Attorney General Merrick Garland said the four officers were being charged with civil rights offenses, unlawful conspiracy, unconstitutional use of force and obstruction.
"We allege that these offenses resulted in Miss Taylor's death," Garland said.
The deaths of the 26-year-old Taylor and George Floyd, a 46-year-old Black man who was murdered by a white police officer in Minneapolis in May 2020, became the focus of a wave of mass protests in the United States and beyond against racial injustice and police brutality.
Garland said three of the Louisville police officers -- Joshua Jaynes, Kelly Goodlett and Kyle Meany -- have been charged with falsifying a search warrant in a suspected drug trafficking case.
They are accused of violating Taylor's rights by seeking a warrant to search her home when they knew they lacked probable cause.
"We allege that the defendants knew that the affidavit in support of that warrant contained false and misleading information and that it omitted material information," Garland said.

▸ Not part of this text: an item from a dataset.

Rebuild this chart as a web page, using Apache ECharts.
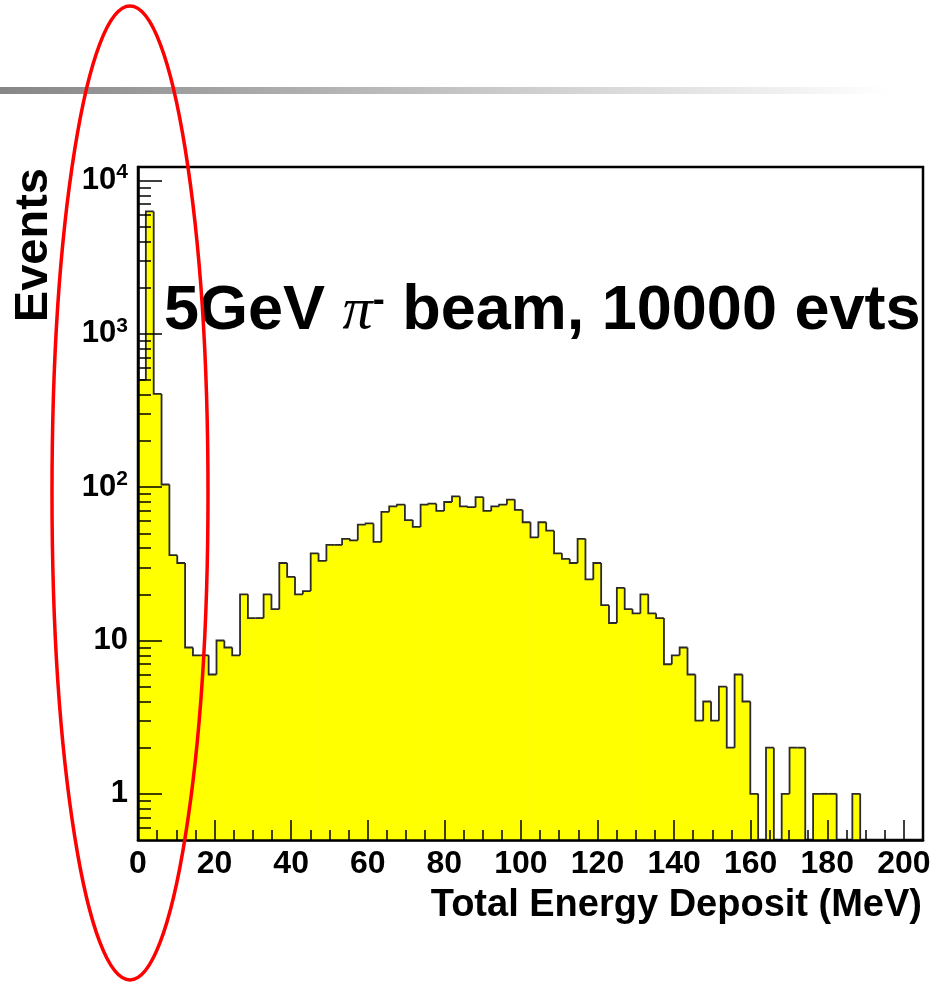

He added that the officers also allegedly "took steps to cover up their unlawful conduct after Miss Taylor was killed."
The fourth police officer, Brett Hankison, was charged with using excessive force by opening fire wildly during the raid which left Taylor dead.
Hankison had previously been found not guilty in March of this year of state charges of "wanton endangerment" for his actions during the raid on Taylor's home.

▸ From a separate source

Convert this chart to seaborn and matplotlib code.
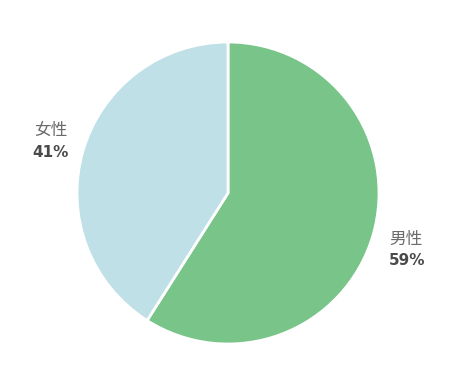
import numpy as np
import matplotlib
matplotlib.use("Agg")
import matplotlib.pyplot as plt
import seaborn as sns

categories = ["男性", "女性"]
values = [59, 41]
pct_labels = ["59%", "41%"]

sns.set_theme(style="white")
plt.rcParams['font.family'] = ['Noto Sans CJK SC', 'DejaVu Sans']

colors = ["#78c489", "#bfe0e6"]

fig = plt.figure(figsize=(4.5, 3.78), dpi=100)
ax = fig.add_axes([77/450, (378-344)/378, 302/450, 302/378])
wedges, _ = ax.pie(values, colors=colors, startangle=90, counterclock=False,
                   radius=1.0, wedgeprops=dict(edgecolor="white", linewidth=2))
ax.set_xlim(-1, 1)
ax.set_ylim(-1, 1)
ax.set_aspect("equal")
ax.axis("off")

# layout offsets (points) for name / percent relative to the anchor
offsets = [((0, 0), (0, -15)), ((0, 12), (1, -4))]
for w, name, pct, (noff, poff) in zip(wedges, categories, pct_labels, offsets):
    ang = np.deg2rad((w.theta1 + w.theta2) / 2)
    x, y = 1.11 * np.cos(ang), 1.1 * np.sin(ang)
    ha = "left" if x > 0 else "right"
    ax.annotate(name, (x, y), xytext=noff, textcoords="offset points",
                ha=ha, va="center", fontsize=12, color="#6b6b6b",
                fontweight="light", annotation_clip=False)
    ax.annotate(pct, (x, y), xytext=poff, textcoords="offset points",
                ha=ha, va="center", fontsize=11, color="#4a4a4a",
                fontweight="heavy", family=["DejaVu Sans"],
                annotation_clip=False)

fig.savefig("out.png", dpi=100)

Taylor, 26, and her boyfriend, Kenneth Walker, were sleeping in her apartment around midnight on March 13, 2020 when they heard a noise at the door.
Walker, believing it was a break-in, fired his gun, wounding one police officer.
Police, who had obtained a controversial no-knock warrant to make a drug arrest, fired some 30 shots back, mortally wounding Taylor.
While Taylor's boyfriend Walker said police battered down the door unannounced, the officers insisted they had identified themselves.
Two of the officers involved were fired but Hankison had been the only one to face state charges -- which related not to the death of Taylor but to endangering residents of neighboring apartments.
The city of Louisville, the largest in Kentucky, settled a wrongful death suit with Taylor's family for $12 million in September 2020.